# [Written task]
Copy each line below that includes "React".

# [Data lines]
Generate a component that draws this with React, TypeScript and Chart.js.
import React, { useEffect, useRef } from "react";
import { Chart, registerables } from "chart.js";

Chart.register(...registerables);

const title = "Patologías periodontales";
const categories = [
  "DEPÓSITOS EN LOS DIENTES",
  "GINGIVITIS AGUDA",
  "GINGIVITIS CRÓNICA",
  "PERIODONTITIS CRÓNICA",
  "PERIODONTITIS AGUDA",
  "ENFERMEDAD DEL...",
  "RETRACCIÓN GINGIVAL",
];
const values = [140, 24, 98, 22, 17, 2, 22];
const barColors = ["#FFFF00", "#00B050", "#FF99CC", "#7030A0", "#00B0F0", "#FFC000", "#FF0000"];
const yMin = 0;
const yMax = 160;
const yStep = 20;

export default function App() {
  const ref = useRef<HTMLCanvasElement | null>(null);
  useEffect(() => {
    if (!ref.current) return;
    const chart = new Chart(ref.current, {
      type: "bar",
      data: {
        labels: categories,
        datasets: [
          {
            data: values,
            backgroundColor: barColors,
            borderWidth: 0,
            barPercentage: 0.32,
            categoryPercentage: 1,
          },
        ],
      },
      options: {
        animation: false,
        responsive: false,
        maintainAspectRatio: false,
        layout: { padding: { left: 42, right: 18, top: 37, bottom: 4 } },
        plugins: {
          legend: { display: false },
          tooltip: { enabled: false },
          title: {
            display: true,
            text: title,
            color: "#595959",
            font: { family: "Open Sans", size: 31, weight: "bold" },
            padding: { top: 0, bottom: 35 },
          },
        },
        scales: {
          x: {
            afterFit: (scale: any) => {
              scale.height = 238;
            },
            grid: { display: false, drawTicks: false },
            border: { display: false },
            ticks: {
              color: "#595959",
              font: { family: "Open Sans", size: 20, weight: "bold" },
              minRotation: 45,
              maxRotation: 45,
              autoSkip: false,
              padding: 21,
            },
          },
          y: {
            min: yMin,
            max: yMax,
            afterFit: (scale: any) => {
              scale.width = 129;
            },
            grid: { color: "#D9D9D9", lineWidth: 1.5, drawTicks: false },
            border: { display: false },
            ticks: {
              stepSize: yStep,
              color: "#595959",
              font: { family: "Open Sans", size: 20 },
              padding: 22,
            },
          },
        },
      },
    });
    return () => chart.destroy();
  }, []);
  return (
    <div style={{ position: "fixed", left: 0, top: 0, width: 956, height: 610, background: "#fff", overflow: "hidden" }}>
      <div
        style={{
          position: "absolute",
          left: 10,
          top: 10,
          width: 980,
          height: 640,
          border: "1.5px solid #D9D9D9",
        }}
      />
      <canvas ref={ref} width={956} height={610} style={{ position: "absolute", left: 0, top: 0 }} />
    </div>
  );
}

# [Answer]
Generate a component that draws this with React, TypeScript and Chart.js.
import React, { useEffect, useRef } from "react";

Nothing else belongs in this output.